A still bigger, higher profile government witness waits in the wings. Steven D. McGeady, a vice president of Intel Corp., Microsoft’s most important partner, is expected to testify beginning Monday or Tuesday.

Intel is under Federal Trade Commission investigation for questionable practices in maintaining a market dominance in microprocessors–the brains of personal computers–roughly equivalent to Windows’ overwhelming position in operating systems.

Because of the shared dominance, Windows and Intel technology are sometimes referred to as Wintel. The sensitive nature of having one half of the so-called Wintel platform testifying against the other half is evident in the special arrangements for McGeady’s appearance.

Unlike the other witnesses, McGeady will not file written testimony before he takes the stand, according to government sources. That way, Intel can supply needed information without appearing to be an overly active participant in the case against Microsoft.

McGeady is expected to testify about Microsoft pressure on Intel to halt development of multimedia and Internet software.

Government lawyers plan to set up McGeady’s testimony by showing another portion of Microsoft CEO Bill Gates’ videotaped deposition.

Gates’ first video appearance in court, last Monday, was a public relations disaster. The world’s richest man came across as a sour, resentful figure offering testimony that at times contradicted his subpoenaed e-mail correspondence with other Microsoft executives regarding competition against Netscape, Apple and other rivals.

Microsoft’s broadest defense is that it plays no dirtier than its competitors, who, according to the Redmond, Wash., company, have enlisted the government to win in the courts what they could not win in the marketplace.

“Microsoft’s competitors have viewed the government as part of their overall strategy in competing with Microsoft,” said company spokesman Mark Murray.

Furthermore, says Microsoft, its hard-nosed tactics haven’t foreclosed competitors from the marketplace, nor harmed consumers, two key metrics in defining an illegal monopoly.

Microsoft lawyers elicited grudging agreement from both AOL and Netscape witnesses that their products are widely distributed.

In particular, Netscape CEO James Barksdale conceded that the Mountain View, Calif., company distributed millions of copies of its Navigator browser at the same time it claimed Microsoft was leaning on computer-makers to drop Navigator in favor of Microsoft’s Internet Explorer.

But government lawyers maintain that the numbers are misleading.
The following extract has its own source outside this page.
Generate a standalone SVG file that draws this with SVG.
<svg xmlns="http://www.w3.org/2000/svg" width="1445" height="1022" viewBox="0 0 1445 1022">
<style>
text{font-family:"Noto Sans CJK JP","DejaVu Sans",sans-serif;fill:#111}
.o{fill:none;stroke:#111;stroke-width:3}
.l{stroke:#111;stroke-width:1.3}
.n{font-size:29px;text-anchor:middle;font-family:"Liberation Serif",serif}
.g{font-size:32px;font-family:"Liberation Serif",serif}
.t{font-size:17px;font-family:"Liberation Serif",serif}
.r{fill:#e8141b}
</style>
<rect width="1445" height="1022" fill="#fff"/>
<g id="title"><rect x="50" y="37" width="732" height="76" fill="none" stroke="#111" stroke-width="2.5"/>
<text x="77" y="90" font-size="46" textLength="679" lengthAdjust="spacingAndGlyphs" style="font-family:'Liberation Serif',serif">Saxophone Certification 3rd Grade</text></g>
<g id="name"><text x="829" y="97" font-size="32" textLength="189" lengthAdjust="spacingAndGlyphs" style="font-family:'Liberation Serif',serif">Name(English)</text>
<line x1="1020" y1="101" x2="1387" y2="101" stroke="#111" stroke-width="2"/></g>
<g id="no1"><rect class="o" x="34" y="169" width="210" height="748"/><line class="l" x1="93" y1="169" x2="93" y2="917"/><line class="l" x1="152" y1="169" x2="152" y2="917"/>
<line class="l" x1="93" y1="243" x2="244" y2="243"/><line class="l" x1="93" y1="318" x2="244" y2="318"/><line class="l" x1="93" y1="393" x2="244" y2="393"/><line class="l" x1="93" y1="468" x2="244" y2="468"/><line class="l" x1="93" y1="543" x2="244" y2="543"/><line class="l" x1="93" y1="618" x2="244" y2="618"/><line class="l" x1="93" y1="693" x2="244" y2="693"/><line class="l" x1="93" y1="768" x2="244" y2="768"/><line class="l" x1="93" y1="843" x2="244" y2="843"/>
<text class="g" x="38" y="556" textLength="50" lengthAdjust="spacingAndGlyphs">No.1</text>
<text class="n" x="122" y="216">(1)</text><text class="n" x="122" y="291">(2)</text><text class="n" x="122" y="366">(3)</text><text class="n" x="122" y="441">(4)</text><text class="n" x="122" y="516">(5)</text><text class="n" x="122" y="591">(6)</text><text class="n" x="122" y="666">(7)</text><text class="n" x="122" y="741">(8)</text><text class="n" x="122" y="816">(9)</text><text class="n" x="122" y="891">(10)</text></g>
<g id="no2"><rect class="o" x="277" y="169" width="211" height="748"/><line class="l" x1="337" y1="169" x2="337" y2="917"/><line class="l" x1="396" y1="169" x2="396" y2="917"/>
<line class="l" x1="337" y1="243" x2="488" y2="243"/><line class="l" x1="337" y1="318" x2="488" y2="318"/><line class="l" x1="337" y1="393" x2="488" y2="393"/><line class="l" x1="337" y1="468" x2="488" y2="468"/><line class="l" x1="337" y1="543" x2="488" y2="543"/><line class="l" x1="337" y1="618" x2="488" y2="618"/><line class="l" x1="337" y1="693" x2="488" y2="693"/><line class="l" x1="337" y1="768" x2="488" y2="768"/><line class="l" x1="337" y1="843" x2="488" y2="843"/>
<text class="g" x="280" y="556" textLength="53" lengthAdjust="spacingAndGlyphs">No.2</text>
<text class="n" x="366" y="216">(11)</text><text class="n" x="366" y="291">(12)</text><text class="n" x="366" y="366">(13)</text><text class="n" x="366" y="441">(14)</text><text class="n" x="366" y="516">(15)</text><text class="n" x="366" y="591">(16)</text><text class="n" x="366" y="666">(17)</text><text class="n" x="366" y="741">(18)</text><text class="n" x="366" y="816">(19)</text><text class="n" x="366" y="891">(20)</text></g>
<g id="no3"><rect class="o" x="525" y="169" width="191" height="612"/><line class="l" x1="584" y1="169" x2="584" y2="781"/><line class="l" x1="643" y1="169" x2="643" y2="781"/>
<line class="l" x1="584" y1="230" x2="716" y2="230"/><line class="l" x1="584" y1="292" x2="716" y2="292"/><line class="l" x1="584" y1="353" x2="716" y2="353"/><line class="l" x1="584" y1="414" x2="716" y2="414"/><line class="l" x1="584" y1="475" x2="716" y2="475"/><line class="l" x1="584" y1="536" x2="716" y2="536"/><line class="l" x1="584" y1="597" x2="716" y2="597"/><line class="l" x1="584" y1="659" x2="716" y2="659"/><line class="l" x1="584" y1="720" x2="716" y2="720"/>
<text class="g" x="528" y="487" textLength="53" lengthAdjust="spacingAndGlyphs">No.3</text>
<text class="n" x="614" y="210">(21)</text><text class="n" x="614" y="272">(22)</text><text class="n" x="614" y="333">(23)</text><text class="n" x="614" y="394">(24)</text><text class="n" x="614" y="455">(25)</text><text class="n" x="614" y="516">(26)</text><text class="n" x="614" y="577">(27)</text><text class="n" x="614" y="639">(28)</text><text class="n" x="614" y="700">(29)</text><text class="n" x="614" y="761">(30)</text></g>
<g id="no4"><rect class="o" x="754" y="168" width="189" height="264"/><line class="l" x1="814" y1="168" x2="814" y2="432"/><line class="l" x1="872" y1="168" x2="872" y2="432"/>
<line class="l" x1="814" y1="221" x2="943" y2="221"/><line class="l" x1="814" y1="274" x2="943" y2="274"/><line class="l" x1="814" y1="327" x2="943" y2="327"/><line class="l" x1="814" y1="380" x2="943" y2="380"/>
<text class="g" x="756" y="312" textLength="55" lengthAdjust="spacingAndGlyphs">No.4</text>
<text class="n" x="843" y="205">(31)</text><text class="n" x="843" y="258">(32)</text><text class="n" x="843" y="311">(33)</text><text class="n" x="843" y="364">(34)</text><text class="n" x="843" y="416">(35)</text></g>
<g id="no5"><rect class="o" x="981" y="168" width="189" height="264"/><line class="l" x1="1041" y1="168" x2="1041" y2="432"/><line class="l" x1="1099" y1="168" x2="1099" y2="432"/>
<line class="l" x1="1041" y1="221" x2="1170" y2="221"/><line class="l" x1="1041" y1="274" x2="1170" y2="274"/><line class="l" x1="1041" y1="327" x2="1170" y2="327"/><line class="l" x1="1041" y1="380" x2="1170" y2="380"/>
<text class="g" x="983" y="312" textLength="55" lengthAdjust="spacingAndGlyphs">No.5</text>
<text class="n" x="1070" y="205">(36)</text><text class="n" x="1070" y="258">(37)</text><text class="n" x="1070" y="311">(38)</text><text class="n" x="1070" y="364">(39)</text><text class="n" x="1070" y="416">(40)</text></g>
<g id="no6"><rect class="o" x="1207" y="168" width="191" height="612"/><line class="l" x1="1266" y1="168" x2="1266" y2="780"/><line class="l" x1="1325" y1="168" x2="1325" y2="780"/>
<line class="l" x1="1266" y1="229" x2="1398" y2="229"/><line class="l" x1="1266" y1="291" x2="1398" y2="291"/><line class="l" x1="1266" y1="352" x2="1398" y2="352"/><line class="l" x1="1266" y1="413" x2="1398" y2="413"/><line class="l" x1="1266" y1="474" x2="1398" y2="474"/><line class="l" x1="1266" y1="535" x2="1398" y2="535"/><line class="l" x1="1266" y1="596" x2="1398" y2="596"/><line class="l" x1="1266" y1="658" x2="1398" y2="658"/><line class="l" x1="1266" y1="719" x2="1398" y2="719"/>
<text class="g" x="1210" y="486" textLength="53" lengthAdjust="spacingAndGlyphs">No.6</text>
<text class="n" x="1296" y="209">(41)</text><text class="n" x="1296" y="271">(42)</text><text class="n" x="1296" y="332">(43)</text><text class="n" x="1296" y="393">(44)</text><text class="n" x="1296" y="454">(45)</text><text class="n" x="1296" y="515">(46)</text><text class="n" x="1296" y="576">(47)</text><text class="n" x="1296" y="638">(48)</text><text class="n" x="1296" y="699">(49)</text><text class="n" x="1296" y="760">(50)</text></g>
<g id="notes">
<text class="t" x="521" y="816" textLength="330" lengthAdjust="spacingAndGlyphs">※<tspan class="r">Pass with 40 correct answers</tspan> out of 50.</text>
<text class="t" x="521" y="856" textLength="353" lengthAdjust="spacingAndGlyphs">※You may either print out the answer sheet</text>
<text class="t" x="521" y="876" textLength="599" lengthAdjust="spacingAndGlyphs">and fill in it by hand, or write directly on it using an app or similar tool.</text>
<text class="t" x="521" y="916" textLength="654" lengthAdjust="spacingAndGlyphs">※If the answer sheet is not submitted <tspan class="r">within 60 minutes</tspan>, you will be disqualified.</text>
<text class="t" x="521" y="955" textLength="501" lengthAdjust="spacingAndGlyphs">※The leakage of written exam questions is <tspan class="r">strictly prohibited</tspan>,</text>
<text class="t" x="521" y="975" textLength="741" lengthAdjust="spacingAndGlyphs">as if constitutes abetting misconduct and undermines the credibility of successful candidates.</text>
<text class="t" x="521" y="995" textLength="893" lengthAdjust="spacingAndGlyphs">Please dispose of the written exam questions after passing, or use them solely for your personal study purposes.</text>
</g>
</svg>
They argue that Microsoft used the dependence of computer-makers on Windows–it runs 90 percent of all personal computers–to force them to give preferential treatment to Internet Explorer.
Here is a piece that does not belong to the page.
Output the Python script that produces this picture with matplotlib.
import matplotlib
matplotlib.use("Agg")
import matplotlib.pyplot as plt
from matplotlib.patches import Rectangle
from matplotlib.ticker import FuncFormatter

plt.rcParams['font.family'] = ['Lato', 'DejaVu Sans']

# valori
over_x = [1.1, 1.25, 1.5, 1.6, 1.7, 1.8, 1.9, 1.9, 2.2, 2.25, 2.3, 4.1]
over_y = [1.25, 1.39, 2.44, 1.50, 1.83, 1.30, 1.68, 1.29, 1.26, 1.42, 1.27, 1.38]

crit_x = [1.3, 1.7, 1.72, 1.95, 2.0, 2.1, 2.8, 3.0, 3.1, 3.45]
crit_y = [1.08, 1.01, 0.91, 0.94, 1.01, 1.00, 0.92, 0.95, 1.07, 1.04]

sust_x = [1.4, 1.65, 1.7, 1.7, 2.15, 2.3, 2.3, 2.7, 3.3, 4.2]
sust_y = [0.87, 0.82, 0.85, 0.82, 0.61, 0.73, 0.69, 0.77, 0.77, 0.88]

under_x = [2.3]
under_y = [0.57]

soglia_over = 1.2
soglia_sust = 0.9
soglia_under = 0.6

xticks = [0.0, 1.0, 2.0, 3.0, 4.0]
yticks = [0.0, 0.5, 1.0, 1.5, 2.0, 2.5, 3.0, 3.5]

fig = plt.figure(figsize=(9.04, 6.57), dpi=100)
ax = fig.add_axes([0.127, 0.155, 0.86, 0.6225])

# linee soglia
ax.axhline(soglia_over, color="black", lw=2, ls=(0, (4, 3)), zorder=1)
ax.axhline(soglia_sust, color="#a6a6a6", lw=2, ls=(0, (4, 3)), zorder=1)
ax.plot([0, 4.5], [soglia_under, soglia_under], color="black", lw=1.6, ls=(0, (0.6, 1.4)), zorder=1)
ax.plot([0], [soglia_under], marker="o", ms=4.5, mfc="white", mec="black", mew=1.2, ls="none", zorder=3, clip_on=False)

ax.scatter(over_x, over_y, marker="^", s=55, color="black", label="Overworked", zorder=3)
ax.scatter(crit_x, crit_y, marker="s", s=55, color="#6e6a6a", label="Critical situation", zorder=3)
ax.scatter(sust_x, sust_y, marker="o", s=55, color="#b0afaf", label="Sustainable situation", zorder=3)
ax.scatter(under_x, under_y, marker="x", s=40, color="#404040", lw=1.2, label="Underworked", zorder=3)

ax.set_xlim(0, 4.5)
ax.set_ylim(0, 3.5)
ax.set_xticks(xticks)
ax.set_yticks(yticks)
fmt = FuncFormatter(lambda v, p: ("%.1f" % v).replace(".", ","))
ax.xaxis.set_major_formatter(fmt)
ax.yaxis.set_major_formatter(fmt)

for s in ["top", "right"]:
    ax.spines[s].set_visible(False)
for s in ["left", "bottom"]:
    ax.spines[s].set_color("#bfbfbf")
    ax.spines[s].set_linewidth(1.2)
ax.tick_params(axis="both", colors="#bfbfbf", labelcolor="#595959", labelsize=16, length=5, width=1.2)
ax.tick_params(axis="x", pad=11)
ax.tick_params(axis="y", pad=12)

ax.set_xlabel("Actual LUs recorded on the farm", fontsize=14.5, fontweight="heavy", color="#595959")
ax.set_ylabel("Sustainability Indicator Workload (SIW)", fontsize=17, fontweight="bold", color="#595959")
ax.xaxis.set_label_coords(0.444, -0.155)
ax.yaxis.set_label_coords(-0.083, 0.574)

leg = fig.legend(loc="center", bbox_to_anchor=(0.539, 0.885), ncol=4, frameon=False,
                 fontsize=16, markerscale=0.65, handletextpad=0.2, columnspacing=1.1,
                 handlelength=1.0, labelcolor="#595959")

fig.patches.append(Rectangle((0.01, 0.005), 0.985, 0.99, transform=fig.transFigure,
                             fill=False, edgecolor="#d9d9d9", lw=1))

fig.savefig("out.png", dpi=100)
While Microsoft displays Internet Explorer prominently on the Windows desktop screen, Netscape’s Barksdale testified that he has been forced into more expensive and less effective means of distribution.

The government has presented internal Microsoft documents that recognize the edge. One refers to “the large chunk of customers who use whatever browser comes with/is integrated with their operating system.”

Another pillar of the Microsoft defense is that its approach has been good for consumers. Before the introduction of Internet Explorer, Microsoft argues, Netscape had 80 percent of the browser market.

Besides offering choice, Microsoft says it gave consumers the added benefit of making the browser free.

But the government has introduced evidence that Microsoft planned to charge for the browser and decided otherwise, not to benefit consumers but to dry up revenue for Netscape.

Since making the browser free and pairing it with Windows, Internet Explorer’s market share has shot up to about 50 percent and is still growing. That puts Microsoft on the verge of controlling consumer access to the Internet, government lawyers say.

A key element of Microsoft’s case is its insistence that weaving the browser inextricably into the operating system–turning two products into one–is good for consumers because is allows for smoother transition between desktop applications and the Internet.

The government says combining the two software products was done to force Internet Explorer onto Windows’ huge audience.

The court of appeals already has sided with Microsoft in a related case. Last June, the appeals panel ruled that a business is free to design products any way it wants, unless the design is done strictly to hurt a competitor.

Even then, the court said, competitive damage may be tolerated if there is a benefit to consumers.

Jackson signaled his interest in exploring this issue Thursday when he asked Apple executive Tevanian a series of questions about how Apple viewed the relationship between the browser and the operating system.

Tevanian said Apple experimented with a browser enmeshed in the operating system, but achieved a better result for consumers by keeping the Internet software separate.

Microsoft has had one clear success. The trial almost certainly will drag on into January or February or beyond, far longer than the eight or so weeks originally envisioned by Jackson.